Reconfigurable 10T SRAM for Energy-Efficient CAM Operation and In-Memory Computing
Zhang Zhang, Zhihao Chen, Jiedong Wang, Guangjun Xie, Gang Liu
Abstract
The limitations of the von Neumann architecture in terms of power consumption and throughput are increasingly evident. In-memory computing is a promising computing paradigm to alleviate this limitation. This article proposes a high-speed and low-power 10T compute-static random-access memory (CSRAM) capable of conducting rowwise search operations and executing in-memory logic functions efficiently.

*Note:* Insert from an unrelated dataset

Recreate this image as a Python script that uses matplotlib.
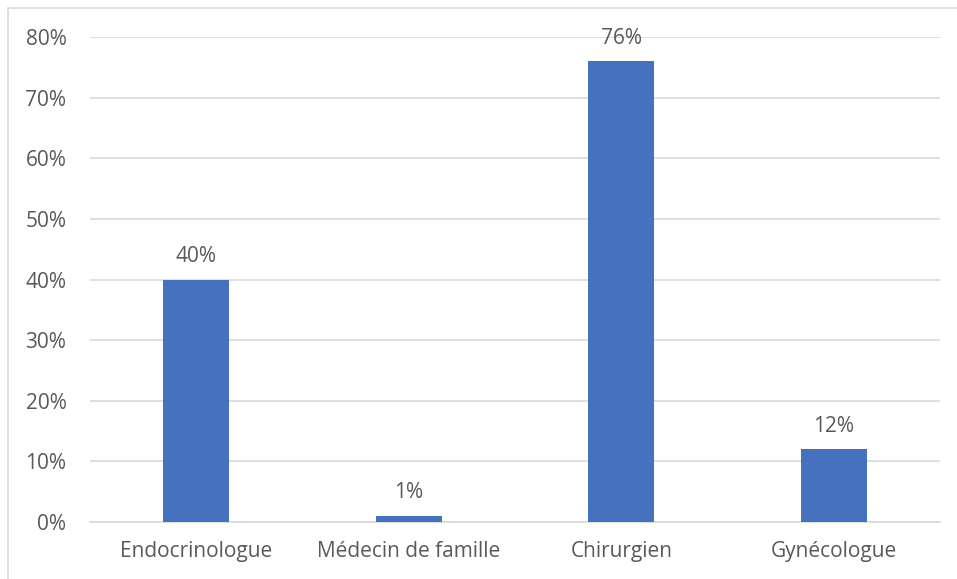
import matplotlib.pyplot as plt
from matplotlib.patches import Rectangle
from matplotlib.ticker import PercentFormatter

# Data
categories = ['Endocrinologue', 'Médecin de famille', 'Chirurgien', 'Gynécologue']
values = [0.40, 0.01, 0.76, 0.12]
labels = ['40%', '1%', '76%', '12%']

BAR_COLOR = '#4571bd'
TEXT_COLOR = '#595959'
GRID_COLOR = '#d9d9d9'

plt.rcParams['font.family'] = ['Open Sans', 'DejaVu Sans']

fig = plt.figure(figsize=(9.57, 5.79), dpi=100)
fig.patches.append(Rectangle((8 / 957, -0.1), 1.2, 1 - 8 / 579 + 0.1,
                             transform=fig.transFigure, fill=False,
                             edgecolor=GRID_COLOR, linewidth=1.2))

ax = fig.add_axes([90 / 957, 1 - 522 / 579, 850 / 957, (522 - 37) / 579])
x = range(len(categories))
bars = ax.bar(x, values, width=0.31, color=BAR_COLOR, zorder=3)

for rect, lab in zip(bars, labels):
    ax.annotate(lab, (rect.get_x() + rect.get_width() / 2, rect.get_height()),
                xytext=(0, 9), textcoords='offset points', ha='center', va='bottom',
                fontsize=15, color=TEXT_COLOR)

ax.set_xlim(-0.5, 3.5)
ax.set_ylim(0, 0.8)
ax.set_yticks([i / 10 for i in range(9)])
ax.yaxis.set_major_formatter(PercentFormatter(1.0, decimals=0))
ax.set_xticks(list(x))
ax.set_xticklabels(categories)

ax.grid(axis='y', color=GRID_COLOR, linewidth=1.2, zorder=0)
for s in ['top', 'right', 'left']:
    ax.spines[s].set_visible(False)
ax.spines['bottom'].set_color(GRID_COLOR)
ax.spines['bottom'].set_linewidth(1.2)
ax.tick_params(axis='both', length=0, labelsize=15, colors=TEXT_COLOR)
ax.tick_params(axis='y', pad=17)
ax.tick_params(axis='x', pad=14)

fig.savefig('out.png', dpi=100)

A self-suppressed discharge scheme is implemented to curtail the power consumption of the search operation by reducing the discharge swing of the match lines (MLs). The rowwise search scheme avoids vertical data storage, enhancing the compatibility between different operation modes. The proposed 10T SRAM architecture addresses the issue of sneak currents effectively when multiple lines are activated. Additionally, decoupled read ports eliminate compute access disturbance. To validate the design, a 4Kb array is designed with a 40-nm CMOS technology. At a supply voltage (VDD) of 1.1 V, the in-memory logic operations are capable of operating at a frequency of 752 MHz, consuming 29.2 fJ/bit. In binary content-addressable memory (BCAM) search mode, the minimum energy consumption of 0.51 fJ/bit occurs at 0.8 V and 120 MHz.